Before I knew it, the tears started streaming from my eyes and down my cheeks. I kept driving on Brent’s land through the fields and became embarrassed and angry over what had just happened. I started driving faster and wanted to get out of the country and away from my bashers.
I was probably driving sixty miles an hour through Brent’s fields of wheat and rabbit holes when I heard the sound of a massive rock scraping out the underside of my car. I could tell by the loud scrape that the stone had done some serious damage, but I kept driving, wanting to get into town as soon as I could.
I dropped Jill off at her house and didn’t even bother looking at my car, but I could tell something was wrong. I couldn’t think about what had just happened and how humiliating and hurtful the evening had turned out. I was so sad, insulted, and humiliated that the thought did cross my mind that I could just drive my car into a tree, off the road, or into some other car and just end my life. Fortunately for me, the “check engine” indicator light came on the dashboard, and I was forced to return home. That would be what I consider the only time I actually really contemplated committing suicide.
As it turned out, that would also be the last night I would ever drive Posey. Little did I know, I had bottomed out in that field when I drove over and scraped against that rock. My car was so low that the rock ripped a large hole in the transmission. The car itself wasn’t worth the repair, so I ended up selling it off to an auto garage for the parts. As a result, I ended up being carless for the end of my senior year of high school. Which was awful for a gay guy living his last days of blissful adolescence in a small town.

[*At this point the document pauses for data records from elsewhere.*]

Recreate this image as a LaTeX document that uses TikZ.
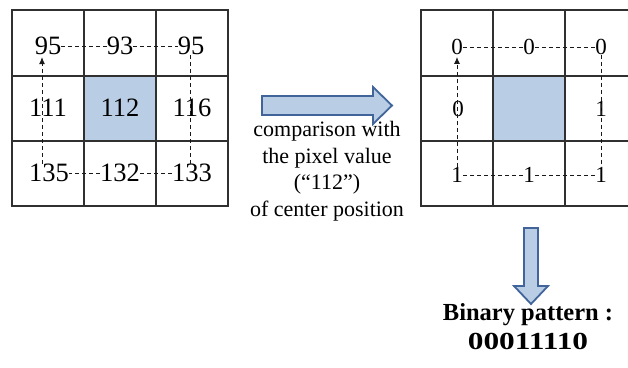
\documentclass[tikz,border=0pt]{standalone}
\usepackage{fontspec}
\setmainfont{Liberation Serif}
\usetikzlibrary{arrows.meta,positioning,calc}
\definecolor{cellblue}{HTML}{B9CDE5}
\definecolor{arrowblue}{HTML}{41659A}
\definecolor{gridgray}{HTML}{303030}
\tikzset{
  gridline/.style={draw=gridgray,line width=1.4pt,line cap=rect},
  pixnum/.style={font=\fontsize{26.5}{30}\selectfont,inner sep=0pt},
  bitnum/.style={font=\fontsize{23}{27}\selectfont,inner sep=0pt},
  looppath/.style={dash pattern=on 4pt off 3pt,line width=0.9pt,black!90},
  looptip/.style={looppath,-{Latex[length=7pt,width=6pt]},shorten >=2pt},
  blockarrow/.style={draw=arrowblue,line width=1.8pt,fill=cellblue,line join=miter},
  caption/.style={font=\fontsize{22}{26.5}\selectfont,align=center,inner sep=0pt},
  result/.style={font=\bfseries\fontsize{24.5}{29}\selectfont,align=center,inner sep=0pt}
}

\begin{document}
\begin{tikzpicture}[x=1pt,y=-1pt]
  \useasboundingbox (0,0) rectangle (628,367);
  % input neighbourhood
  \fill[cellblue] (84,76) rectangle (156,141);
  \foreach \x in {12,84,156,228} \draw[gridline] (\x,10) -- (\x,206);
  \foreach \y in {10,76,141,206} \draw[gridline] (12,\y) -- (228,\y);
  \node[pixnum] (l11) at (48,46) {95};
  \node[pixnum] (l12) at (120,46) {93};
  \node[pixnum] (l13) at (191,46) {95};
  \node[pixnum] (l21) at (48,108) {111};
  \node[pixnum] (l22) at (120,108) {112};
  \node[pixnum] (l23) at (192,108) {116};
  \node[pixnum] (l31) at (49,173) {135};
  \node[pixnum] (l32) at (120,173) {132};
  \node[pixnum] (l33) at (192,173) {133};
  \draw[looppath] (l11.east) -- (l12.west);
  \draw[looppath] (l12.east) -- (l13.west);
  \draw[looppath] ([xshift=-1pt]l13.south) -- ([xshift=-2pt]l33.north);
  \draw[looppath] (l33.west) -- (l32.east);
  \draw[looppath] (l32.west) -- (l31.east);
  \draw[looptip] ([xshift=-7pt]l31.north) -- ([xshift=-6pt]l11.south);
  % thresholded neighbourhood
  \fill[cellblue] (493,76) rectangle (565,141);
  \foreach \x in {421,493,565,637} \draw[gridline] (\x,10) -- (\x,206);
  \foreach \y in {10,76,141,206} \draw[gridline] (421,\y) -- (637,\y);
  \node[bitnum] (r11) at (457,47) {0};
  \node[bitnum] (r12) at (529,47) {0};
  \node[bitnum] (r13) at (601,47) {0};
  \node[bitnum] (r21) at (458,109) {0};
  \node[bitnum] (r23) at (601,109) {1};
  \node[bitnum] (r31) at (457,175) {1};
  \node[bitnum] (r32) at (529,175) {1};
  \node[bitnum] (r33) at (601,175) {1};
  \draw[looppath] (r11.east) -- (r12.west);
  \draw[looppath] (r12.east) -- (r13.west);
  \draw[looppath] (r13.south) -- (r33.north);
  \draw[looppath] (r33.west) -- (r32.east);
  \draw[looppath] (r32.west) -- (r31.east);
  \draw[looptip] (r31.north) -- (r11.south);
  % block arrows
  \draw[blockarrow] (262,96) -- (373,96) -- (373,87) -- (392,105.5) -- (373,124)
    -- (373,115) -- (262,115) -- cycle;
  \draw[blockarrow] (524,228) -- (538,228) -- (538,286) -- (548,286) -- (531,304)
    -- (514,286) -- (524,286) -- cycle;
  \node[caption] (cmp) at (327,171) {comparison with\\the pixel value\\(``112'')\\of center position};
  \node[result] (bin) at (528,327) {Binary pattern :\\\scalebox{1.28}[1]{00011110}};
\end{tikzpicture}
\end{document}
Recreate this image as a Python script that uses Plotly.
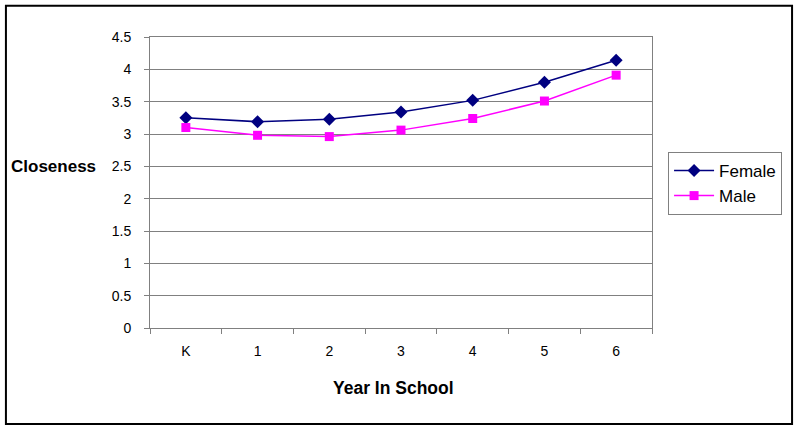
import plotly.graph_objects as go

categories = ["K", "1", "2", "3", "4", "5", "6"]
female = [3.25, 3.19, 3.23, 3.34, 3.52, 3.80, 4.14]
male = [3.10, 2.98, 2.96, 3.06, 3.24, 3.51, 3.91]
y_ticks = [0, 0.5, 1, 1.5, 2, 2.5, 3, 3.5, 4, 4.5]
y_tick_text = ["0", "0.5", "1", "1.5", "2", "2.5", "3", "3.5", "4", "4.5"]

fig = go.Figure()
fig.add_trace(go.Scatter(x=categories, y=female, name="Female", mode="lines+markers",
                         line=dict(color="#000080", width=1.5),
                         marker=dict(symbol="diamond", size=10, color="#000080")))
fig.add_trace(go.Scatter(x=categories, y=male, name="Male", mode="lines+markers",
                         line=dict(color="#FF00FF", width=1.5),
                         marker=dict(symbol="square", size=9, color="#FF00FF")))

fig.update_layout(
    width=800, height=431,
    margin=dict(l=150, r=148, t=37, b=103),
    paper_bgcolor="white", plot_bgcolor="white",
    font=dict(family="Liberation Sans, Arial, sans-serif", size=14, color="black"),
    showlegend=True,
    legend=dict(x=1.032, y=0.605, xanchor="left", yanchor="top",
                bordercolor="#808080", borderwidth=1, bgcolor="white",
                font=dict(size=17), itemwidth=40, tracegroupgap=2),
    xaxis=dict(type="category", tickson="boundaries", ticks="outside", ticklen=5,
               tickcolor="#808080", showline=True, linecolor="#808080", linewidth=1,
               mirror=True, showgrid=False, ticklabelstandoff=10,
               range=[-0.5, 6.5]),
    yaxis=dict(range=[0, 4.5], tickvals=y_ticks, ticktext=y_tick_text,
               ticks="outside", ticklen=5, tickcolor="#808080",
               showline=True, linecolor="#808080", linewidth=1, mirror=True,
               showgrid=True, gridcolor="#808080", gridwidth=1, zeroline=False,
               ticklabelstandoff=10),
    shapes=[dict(type="rect", xref="paper", yref="paper", x0=-0.287, x1=1.279,
                 y0=-0.330, y1=1.107, line=dict(color="black", width=2))],
    annotations=[
        dict(text="<b>Closeness</b>", xref="paper", yref="paper", x=-0.281, y=0.555,
             xanchor="left", yanchor="middle", showarrow=False, font=dict(size=17)),
        dict(text="<b>Year In School</b>", xref="paper", yref="paper", x=0.486, y=-0.205,
             xanchor="center", yanchor="middle", showarrow=False, font=dict(size=17.5)),
    ],
)

fig.write_html("out.html", config={"displayModeBar": False},
               post_script="document.body.style.margin='0';")
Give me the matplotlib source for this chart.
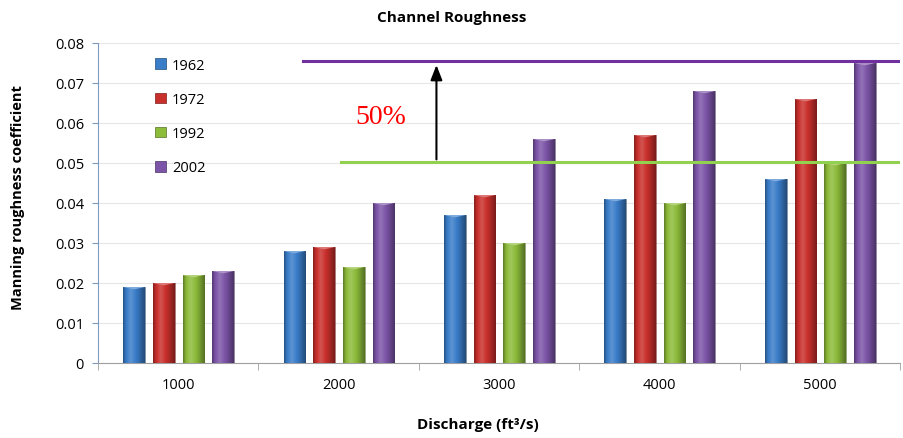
import numpy as np
import matplotlib.pyplot as plt
from matplotlib.colors import to_rgb
from matplotlib.patches import Patch

plt.rcParams['font.family'] = ['Open Sans', 'DejaVu Sans']

discharge = ['1000', '2000', '3000', '4000', '5000']
years = ['1962', '1972', '1992', '2002']
n_1962 = [0.019, 0.028, 0.037, 0.041, 0.046]
n_1972 = [0.020, 0.029, 0.042, 0.057, 0.066]
n_1992 = [0.022, 0.024, 0.030, 0.040, 0.050]
n_2002 = [0.023, 0.040, 0.056, 0.068, 0.075]
level_low = 0.0502
level_high = 0.0755
increase_label = '50%'

series = [n_1962, n_1972, n_1992, n_2002]
colors = ['#3a7dc9', '#c9302c', '#8dbb3a', '#7d55a8']


def shade(color, k):
    r, g, b = to_rgb(color)
    if k >= 0:
        return (r + (1 - r) * k, g + (1 - g) * k, b + (1 - b) * k)
    return (r * (1 + k), g * (1 + k), b * (1 + k))


def cylinder(ax, bar, color):
    # horizontal gradient clipped to the bar so it looks round
    t = np.linspace(0, 1, 64)
    prof = np.interp(t, [0, 0.12, 0.35, 0.7, 1], [-0.35, -0.05, 0.18, -0.1, -0.4])
    img = np.array([[shade(color, k) for k in prof]])
    x0, y0 = bar.get_x(), bar.get_y()
    w, h = bar.get_width(), bar.get_height()
    im = ax.imshow(img, extent=[x0, x0 + w, y0, y0 + h], aspect='auto',
                   interpolation='bicubic', zorder=3)
    im.set_clip_path(bar)
    # small lighter cap on top
    ax.fill([x0, x0 + w, x0 + w / 2], [y0 + h, y0 + h, y0 + h - 0.0006],
            color=shade(color, 0.35), zorder=4, lw=0)


fig = plt.figure(figsize=(9.04, 4.39), dpi=100)
ax = fig.add_axes([98 / 904, 75 / 439, 802 / 904, 320 / 439])

x = np.arange(len(discharge))
offsets = [-0.275, -0.09, 0.095, 0.28]
width = 0.135
for vals, off, c in zip(series, offsets, colors):
    bars = ax.bar(x + off, vals, width, facecolor='none', edgecolor=shade(c, -0.45),
                  linewidth=0.4, zorder=3)
    for b in bars:
        cylinder(ax, b, c)

ax.set_xlim(-0.5, 4.5)
ax.set_ylim(0, 0.08)
ax.set_yticks(np.arange(0, 0.081, 0.01))
ax.set_yticklabels(['0'] + ['%.2f' % v for v in np.arange(0.01, 0.081, 0.01)])
ax.set_xticks(x)
ax.set_xticklabels(discharge)
ax.set_xticks(np.arange(-0.5, 4.6, 1), minor=True)
ax.tick_params(axis='x', which='major', length=0, pad=10, labelsize=10.5)
ax.tick_params(axis='x', which='minor', length=5, color='#a0a0a0')
ax.tick_params(axis='y', length=4, color='#7f9ac0', labelsize=10.5, pad=6)
ax.grid(axis='y', color='#e6e6e6', linewidth=0.8, zorder=0)
ax.set_axisbelow(True)
for s in ['top', 'right']:
    ax.spines[s].set_visible(False)
ax.spines['left'].set_color('#7f9ac0')
ax.spines['bottom'].set_color('#a0a0a0')

# reference levels and the rise between them
ax.plot([0.78, 4.5], [level_high, level_high], color='#7030a0', lw=2.2, zorder=5)
ax.plot([1.015, 4.5], [level_low, level_low], color='#92d050', lw=2.2, zorder=5)
ax.annotate('', xy=(1.61, level_high - 0.0003), xytext=(1.61, level_low),
            arrowprops=dict(arrowstyle='-|>,head_width=0.35,head_length=0.9',
                            color='black', lw=1.5), zorder=6)
ax.text(1.26, 0.0615, increase_label, color='red', fontsize=20,
        family='Liberation Serif', ha='center', va='center')

handles = [Patch(facecolor=c, edgecolor=shade(c, -0.4), lw=0.5) for c in colors]
ax.legend(handles, years, loc='upper left', bbox_to_anchor=(0.055, 0.995),
          frameon=False, fontsize=10.5, handlelength=0.75, handleheight=0.75,
          handletextpad=0.4, labelspacing=1.32)

fig.text(0.5, 0.958, 'Channel Roughness', ha='center', va='center',
         fontsize=11, fontweight='bold')
fig.text(0.529, 0.032, 'Discharge (ft³/s)', ha='center', va='center',
         fontsize=11, fontweight='bold')
fig.text(0.02, 0.55, 'Manning roughness coefficient', rotation=90, ha='center',
         va='center', fontsize=10.5, fontweight='bold')

fig.savefig('out.png', dpi=100)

After all my history with cars up until that point, I couldn’t believe that a rock would be what would take Posey out. Sure, it wasn’t exactly a wreck, but that was yet another time where a car had come into the situation and saved my life. To this day I’m so very grateful that Posey served as my get-away car from that terrible incident. She really took one for the team.
Two weeks after I graduated high school, I fled Missouri and moved to California. I didn’t know anyone in the Golden State, but it didn’t matter. I knew any place was better than where I had come from. As a graduation present, my parents bought me—you guessed it—a car. Something I had no idea would be as vital as it was in Los Angeles. And I never looked back.